* _DESCRIPTION OF THE TASK_:
Seek out every line containing the word "this", and copy each.

* _GIVEN DATA_:
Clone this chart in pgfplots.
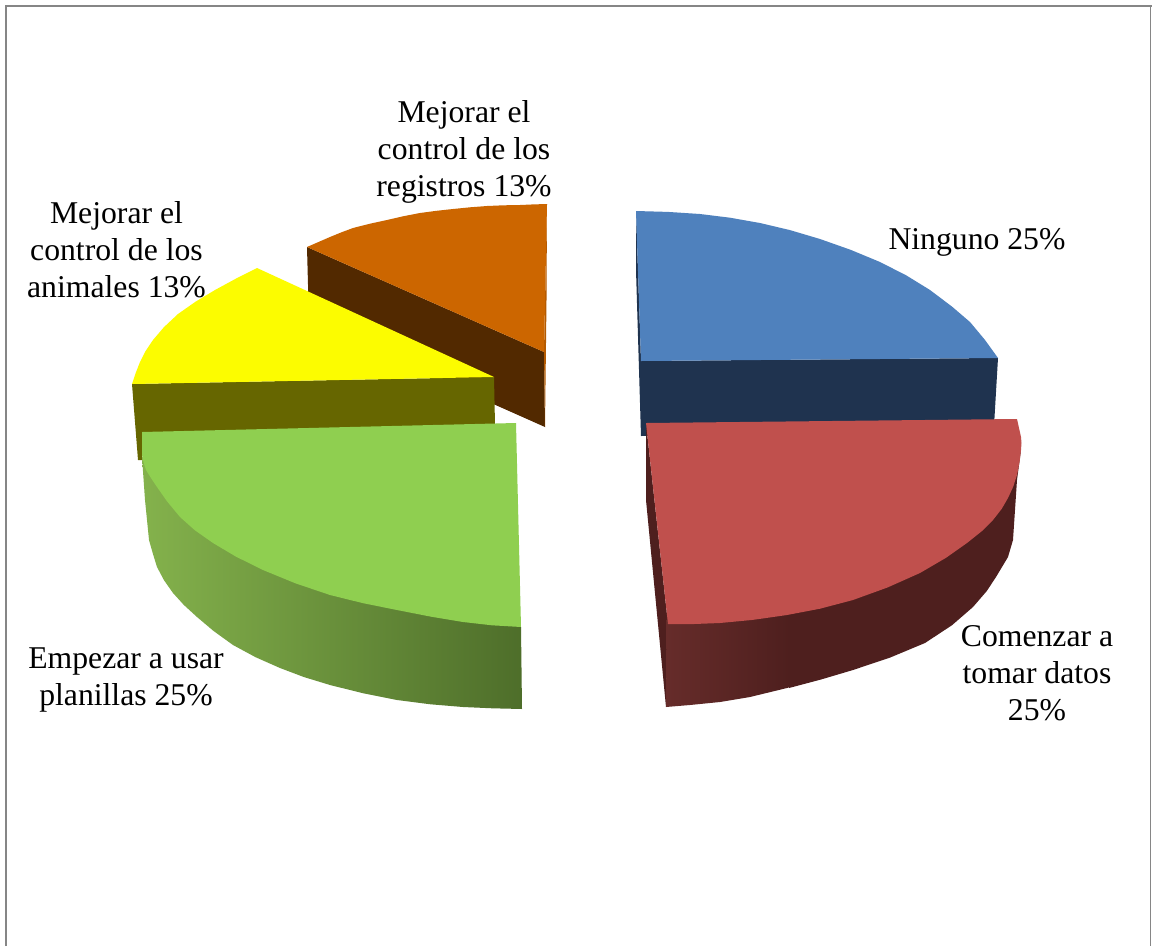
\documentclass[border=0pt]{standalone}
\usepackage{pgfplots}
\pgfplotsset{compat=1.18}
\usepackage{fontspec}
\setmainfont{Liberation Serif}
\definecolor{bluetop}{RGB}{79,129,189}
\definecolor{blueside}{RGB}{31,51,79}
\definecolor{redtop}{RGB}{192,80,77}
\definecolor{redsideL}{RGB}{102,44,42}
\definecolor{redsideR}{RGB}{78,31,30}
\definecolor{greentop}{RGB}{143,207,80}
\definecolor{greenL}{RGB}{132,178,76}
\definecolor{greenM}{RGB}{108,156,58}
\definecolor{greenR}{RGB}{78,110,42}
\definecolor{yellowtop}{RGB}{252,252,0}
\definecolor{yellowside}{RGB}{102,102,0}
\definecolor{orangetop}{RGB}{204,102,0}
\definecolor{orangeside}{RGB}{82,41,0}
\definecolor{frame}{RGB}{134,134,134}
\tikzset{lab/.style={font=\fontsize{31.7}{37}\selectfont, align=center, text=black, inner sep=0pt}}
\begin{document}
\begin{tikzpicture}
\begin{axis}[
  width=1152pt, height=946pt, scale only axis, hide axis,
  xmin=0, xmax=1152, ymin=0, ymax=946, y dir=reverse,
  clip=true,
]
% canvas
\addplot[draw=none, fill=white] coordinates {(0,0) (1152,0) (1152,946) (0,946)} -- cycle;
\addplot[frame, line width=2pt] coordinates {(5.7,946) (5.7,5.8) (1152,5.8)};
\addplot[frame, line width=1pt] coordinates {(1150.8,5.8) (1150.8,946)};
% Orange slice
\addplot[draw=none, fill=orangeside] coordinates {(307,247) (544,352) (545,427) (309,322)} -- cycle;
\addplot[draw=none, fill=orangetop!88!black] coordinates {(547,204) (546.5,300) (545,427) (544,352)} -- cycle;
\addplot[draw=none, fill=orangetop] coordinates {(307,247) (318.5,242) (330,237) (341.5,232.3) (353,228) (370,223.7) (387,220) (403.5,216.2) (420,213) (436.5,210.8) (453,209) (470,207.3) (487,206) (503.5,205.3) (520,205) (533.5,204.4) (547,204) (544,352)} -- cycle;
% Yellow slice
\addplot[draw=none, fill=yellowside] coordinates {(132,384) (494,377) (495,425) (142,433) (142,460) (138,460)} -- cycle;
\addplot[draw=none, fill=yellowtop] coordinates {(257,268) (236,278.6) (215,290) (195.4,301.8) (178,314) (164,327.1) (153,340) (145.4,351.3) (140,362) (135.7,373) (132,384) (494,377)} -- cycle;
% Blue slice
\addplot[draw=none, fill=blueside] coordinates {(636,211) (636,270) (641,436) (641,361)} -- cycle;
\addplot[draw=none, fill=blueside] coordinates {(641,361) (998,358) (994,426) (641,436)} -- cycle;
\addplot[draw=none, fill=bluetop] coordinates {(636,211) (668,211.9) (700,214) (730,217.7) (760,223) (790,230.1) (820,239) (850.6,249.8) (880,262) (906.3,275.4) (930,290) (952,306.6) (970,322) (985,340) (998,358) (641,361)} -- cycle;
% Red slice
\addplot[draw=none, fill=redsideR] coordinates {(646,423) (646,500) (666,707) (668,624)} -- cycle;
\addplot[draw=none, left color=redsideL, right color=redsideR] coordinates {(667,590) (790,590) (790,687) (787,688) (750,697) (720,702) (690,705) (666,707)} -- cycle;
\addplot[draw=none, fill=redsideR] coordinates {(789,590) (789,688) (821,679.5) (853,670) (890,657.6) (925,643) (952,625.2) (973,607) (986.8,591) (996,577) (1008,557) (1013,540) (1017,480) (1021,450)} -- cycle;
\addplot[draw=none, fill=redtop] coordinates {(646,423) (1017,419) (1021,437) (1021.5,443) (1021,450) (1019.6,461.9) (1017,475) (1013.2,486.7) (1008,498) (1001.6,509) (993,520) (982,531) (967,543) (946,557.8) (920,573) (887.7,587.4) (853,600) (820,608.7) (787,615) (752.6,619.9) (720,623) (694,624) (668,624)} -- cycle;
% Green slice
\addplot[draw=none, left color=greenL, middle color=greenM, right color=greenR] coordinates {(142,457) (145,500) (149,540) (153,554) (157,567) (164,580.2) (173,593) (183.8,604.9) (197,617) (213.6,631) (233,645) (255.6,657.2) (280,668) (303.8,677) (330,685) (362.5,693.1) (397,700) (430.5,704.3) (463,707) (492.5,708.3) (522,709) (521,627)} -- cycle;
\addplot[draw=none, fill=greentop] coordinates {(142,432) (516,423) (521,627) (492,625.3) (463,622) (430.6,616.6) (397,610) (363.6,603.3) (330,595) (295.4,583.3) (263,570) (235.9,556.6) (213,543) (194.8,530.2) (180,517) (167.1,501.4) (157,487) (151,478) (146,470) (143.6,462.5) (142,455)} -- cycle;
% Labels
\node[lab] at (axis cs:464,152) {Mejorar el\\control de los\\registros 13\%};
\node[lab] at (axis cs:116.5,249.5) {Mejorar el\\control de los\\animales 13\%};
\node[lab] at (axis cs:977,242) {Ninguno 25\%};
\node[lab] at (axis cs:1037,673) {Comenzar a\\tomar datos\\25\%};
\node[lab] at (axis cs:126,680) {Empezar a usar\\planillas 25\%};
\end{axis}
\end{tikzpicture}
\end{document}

---

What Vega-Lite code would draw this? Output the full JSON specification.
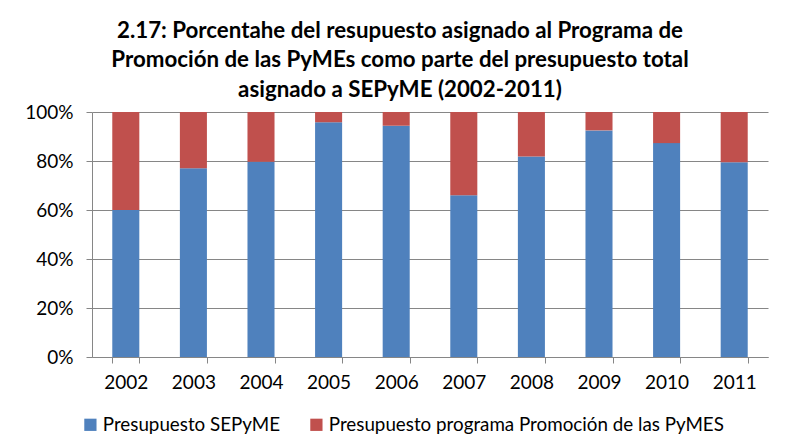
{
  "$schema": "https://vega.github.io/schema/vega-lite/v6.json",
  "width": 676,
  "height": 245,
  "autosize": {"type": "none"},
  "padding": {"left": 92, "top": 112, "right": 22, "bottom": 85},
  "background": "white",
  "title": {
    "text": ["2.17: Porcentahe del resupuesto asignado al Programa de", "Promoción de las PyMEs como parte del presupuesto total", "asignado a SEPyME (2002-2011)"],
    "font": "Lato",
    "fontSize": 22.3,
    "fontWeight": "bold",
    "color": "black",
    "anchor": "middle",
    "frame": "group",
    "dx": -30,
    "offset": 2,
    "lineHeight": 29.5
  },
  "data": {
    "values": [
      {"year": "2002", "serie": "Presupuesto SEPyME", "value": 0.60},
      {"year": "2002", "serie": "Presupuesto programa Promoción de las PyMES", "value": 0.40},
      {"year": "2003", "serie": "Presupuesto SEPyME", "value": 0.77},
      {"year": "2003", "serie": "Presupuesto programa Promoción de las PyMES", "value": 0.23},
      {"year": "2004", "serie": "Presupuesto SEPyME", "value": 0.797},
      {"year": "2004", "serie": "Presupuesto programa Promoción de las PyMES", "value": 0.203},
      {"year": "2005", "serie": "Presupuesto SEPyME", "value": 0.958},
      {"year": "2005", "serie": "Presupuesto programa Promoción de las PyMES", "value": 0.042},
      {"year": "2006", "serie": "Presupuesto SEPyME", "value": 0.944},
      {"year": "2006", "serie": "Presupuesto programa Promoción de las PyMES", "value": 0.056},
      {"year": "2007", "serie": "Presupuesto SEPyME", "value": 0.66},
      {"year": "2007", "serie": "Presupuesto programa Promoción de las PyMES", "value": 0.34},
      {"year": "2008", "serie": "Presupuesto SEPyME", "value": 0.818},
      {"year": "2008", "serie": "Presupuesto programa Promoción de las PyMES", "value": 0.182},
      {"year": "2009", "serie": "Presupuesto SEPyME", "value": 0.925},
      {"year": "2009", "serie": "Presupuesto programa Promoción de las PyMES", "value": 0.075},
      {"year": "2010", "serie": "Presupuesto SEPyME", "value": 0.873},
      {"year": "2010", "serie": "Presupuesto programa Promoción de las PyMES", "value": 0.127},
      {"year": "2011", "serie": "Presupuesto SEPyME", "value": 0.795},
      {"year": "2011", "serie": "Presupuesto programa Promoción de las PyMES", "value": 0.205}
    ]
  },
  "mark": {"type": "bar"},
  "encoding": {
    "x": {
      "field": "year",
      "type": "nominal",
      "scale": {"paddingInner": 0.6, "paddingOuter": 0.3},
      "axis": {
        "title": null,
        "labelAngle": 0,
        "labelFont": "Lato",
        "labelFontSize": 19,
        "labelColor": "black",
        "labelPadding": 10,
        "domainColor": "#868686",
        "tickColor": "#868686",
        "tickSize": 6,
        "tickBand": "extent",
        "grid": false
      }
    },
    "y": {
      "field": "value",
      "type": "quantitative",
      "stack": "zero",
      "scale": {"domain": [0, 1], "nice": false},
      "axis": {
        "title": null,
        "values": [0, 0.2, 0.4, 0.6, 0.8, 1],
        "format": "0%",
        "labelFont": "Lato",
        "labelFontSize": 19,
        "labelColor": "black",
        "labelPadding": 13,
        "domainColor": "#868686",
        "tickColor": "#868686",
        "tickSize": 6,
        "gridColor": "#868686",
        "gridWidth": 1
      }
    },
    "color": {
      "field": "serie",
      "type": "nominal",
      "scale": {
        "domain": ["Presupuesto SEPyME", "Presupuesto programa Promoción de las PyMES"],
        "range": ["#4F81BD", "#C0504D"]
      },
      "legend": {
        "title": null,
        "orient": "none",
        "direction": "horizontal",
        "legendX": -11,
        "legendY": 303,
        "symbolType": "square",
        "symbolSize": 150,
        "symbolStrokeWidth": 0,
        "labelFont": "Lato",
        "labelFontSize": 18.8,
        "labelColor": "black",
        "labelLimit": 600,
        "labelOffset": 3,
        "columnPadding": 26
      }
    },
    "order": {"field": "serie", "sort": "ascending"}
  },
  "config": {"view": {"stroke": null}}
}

* _THE RESULT_:
Clone this chart in pgfplots.
What Vega-Lite code would draw this? Output the full JSON specification.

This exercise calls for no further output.